Bond: No, sir. I would not.
M: Then from now on you carry a different gun. Show him, armourer.
Major Boothroyd: Walther PPK. 7.65 mm with a delivery like a brick through a plate-glass window. Takes a Brausch silencer with little reduction in muzzle velocity. The American CIA swear by them.
M: Thank you, Major Boothroyd. Any questions, 007?

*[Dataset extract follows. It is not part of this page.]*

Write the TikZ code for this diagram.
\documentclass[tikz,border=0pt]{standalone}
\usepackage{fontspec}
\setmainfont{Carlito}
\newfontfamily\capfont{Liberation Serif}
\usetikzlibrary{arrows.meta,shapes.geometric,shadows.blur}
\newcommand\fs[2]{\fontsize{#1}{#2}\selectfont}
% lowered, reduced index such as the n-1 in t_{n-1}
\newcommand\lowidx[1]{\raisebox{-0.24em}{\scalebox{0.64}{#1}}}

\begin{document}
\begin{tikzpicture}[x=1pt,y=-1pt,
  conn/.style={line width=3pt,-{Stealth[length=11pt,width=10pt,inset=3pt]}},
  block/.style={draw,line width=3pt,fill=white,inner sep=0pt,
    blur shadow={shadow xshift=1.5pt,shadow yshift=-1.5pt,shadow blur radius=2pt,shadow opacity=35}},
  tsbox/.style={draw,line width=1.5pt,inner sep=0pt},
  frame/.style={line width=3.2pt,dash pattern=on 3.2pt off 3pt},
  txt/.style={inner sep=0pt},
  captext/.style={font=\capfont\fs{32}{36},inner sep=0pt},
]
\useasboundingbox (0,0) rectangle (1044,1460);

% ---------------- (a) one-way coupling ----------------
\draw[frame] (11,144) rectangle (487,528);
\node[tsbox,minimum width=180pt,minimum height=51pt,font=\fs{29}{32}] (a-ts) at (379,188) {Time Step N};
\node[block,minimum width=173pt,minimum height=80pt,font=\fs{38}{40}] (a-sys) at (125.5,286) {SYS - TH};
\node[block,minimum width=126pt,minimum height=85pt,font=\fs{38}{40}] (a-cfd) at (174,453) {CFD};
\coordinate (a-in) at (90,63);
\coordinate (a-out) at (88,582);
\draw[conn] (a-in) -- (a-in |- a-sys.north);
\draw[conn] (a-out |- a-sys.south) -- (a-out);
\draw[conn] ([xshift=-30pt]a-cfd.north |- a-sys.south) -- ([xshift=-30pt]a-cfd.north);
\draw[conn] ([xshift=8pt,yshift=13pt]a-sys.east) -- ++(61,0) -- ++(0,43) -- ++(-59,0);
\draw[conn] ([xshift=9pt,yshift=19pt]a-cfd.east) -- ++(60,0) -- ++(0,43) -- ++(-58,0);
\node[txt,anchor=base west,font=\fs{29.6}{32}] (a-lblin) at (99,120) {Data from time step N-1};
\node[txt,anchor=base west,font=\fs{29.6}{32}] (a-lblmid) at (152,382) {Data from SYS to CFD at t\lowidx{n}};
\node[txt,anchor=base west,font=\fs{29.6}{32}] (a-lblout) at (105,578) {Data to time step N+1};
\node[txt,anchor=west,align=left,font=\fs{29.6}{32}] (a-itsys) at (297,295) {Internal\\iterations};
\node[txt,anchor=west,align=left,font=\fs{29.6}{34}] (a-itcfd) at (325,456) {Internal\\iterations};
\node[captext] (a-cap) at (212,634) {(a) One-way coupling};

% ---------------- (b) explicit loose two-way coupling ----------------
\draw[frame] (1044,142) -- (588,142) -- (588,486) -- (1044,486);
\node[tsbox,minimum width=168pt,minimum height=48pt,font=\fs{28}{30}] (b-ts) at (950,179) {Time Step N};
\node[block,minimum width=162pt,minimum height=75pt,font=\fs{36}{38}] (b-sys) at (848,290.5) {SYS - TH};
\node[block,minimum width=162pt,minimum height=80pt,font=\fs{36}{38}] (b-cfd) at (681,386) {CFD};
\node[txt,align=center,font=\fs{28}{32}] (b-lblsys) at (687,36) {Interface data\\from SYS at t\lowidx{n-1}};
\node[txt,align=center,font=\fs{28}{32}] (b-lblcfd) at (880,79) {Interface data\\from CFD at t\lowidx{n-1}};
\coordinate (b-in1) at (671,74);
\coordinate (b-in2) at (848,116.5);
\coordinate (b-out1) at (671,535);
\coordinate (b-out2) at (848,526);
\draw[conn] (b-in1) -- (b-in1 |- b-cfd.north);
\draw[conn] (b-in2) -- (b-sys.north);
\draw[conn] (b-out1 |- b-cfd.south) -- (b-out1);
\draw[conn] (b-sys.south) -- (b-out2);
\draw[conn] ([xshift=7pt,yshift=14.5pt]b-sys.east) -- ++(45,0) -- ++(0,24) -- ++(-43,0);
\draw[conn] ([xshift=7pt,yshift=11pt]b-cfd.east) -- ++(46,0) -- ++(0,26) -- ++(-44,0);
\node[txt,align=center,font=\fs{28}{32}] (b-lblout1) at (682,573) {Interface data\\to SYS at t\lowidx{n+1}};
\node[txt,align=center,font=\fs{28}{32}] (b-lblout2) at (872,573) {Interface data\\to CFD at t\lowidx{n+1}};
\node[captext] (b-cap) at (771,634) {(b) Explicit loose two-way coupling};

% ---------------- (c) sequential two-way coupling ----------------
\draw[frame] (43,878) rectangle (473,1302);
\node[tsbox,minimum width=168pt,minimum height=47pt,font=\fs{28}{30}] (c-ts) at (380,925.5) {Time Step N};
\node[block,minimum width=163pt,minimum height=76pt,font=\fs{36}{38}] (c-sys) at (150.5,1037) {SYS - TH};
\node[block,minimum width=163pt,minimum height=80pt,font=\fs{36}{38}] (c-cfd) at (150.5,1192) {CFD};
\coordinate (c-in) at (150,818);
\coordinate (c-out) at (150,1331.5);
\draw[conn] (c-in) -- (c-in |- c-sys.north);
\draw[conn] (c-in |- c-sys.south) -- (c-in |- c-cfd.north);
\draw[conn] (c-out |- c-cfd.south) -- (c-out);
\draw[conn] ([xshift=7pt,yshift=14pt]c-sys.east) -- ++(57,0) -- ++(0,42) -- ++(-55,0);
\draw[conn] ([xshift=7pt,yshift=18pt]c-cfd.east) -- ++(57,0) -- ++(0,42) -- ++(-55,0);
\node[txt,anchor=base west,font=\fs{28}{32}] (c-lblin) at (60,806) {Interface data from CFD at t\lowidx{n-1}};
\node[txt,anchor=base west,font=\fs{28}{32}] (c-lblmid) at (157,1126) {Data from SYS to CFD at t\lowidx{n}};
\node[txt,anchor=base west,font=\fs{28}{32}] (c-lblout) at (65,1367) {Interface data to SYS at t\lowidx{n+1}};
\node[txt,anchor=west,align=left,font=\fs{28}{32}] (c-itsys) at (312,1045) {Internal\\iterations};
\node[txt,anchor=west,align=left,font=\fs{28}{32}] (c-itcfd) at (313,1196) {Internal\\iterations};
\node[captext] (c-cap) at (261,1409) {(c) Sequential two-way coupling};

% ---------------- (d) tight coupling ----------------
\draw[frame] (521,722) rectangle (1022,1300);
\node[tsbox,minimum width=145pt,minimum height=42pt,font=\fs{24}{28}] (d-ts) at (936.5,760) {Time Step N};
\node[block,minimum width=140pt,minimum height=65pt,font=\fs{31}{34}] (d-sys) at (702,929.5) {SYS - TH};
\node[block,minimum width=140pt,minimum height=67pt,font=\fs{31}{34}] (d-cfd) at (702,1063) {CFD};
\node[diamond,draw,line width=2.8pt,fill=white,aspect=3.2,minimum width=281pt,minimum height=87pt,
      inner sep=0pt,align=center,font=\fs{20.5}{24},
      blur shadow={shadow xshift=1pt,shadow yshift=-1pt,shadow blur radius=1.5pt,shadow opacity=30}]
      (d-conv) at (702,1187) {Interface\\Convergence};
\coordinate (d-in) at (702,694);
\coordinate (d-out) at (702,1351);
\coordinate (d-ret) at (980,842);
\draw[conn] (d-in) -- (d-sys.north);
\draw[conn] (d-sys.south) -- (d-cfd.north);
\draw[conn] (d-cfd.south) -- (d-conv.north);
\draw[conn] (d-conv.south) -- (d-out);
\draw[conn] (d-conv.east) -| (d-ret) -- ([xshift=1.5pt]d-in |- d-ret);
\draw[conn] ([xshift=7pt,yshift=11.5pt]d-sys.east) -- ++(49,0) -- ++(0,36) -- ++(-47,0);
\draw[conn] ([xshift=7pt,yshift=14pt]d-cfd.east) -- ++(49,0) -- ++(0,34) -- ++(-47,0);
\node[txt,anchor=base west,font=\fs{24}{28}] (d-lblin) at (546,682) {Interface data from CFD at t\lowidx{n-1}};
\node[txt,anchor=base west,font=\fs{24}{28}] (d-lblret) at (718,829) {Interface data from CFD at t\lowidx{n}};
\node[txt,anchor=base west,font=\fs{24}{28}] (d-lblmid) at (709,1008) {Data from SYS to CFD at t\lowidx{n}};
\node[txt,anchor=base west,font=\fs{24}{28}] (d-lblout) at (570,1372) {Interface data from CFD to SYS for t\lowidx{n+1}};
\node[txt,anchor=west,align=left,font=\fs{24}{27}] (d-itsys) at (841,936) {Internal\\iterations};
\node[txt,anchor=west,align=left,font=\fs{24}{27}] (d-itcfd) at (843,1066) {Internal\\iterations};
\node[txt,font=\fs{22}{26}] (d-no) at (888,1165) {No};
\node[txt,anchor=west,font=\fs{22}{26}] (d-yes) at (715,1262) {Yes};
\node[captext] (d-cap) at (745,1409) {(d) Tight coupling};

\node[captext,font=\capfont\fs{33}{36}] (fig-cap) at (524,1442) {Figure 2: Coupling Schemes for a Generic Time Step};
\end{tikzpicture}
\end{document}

Bond fans will notice that in this first film, M refers to the “armourer” as Major Boothroyd, a tip of the cap to Geoffrey Boothroyd, who provided Fleming with technical advice on Bond’s firearms after reading the novels and suggesting the use of the PPK. “Dr. No” was Fleming’s sixth Bond novel, published in 1958, but the first of the novels to be made into a motion picture, so the Beretta (a Model 418 .25 ACP in the books and a Model 34 .32 ACP in the film) was retired early on, and the PPK made the cast for the rest of the Bond franchise.
But wait … there’s more.
According to actor Bernard Lee, who played M in the first 11 Bond films, he provided his personal PPK for the scene where Bond receives his new gun as the desired prop pistol wasn’t available at the time. For the rest of the film, a PP was used as a PPK stand-in. And if that wasn’t confusing enough, the official publicity posters for the next 007 film, “From Russia with Love,” show Bond holding a Walther LP 53 air pistol that never appears in any of the films, but was the only pistol available when the photographer took the publicity stills for the press campaign. It sold at Christies for more than $400,000 in 2010.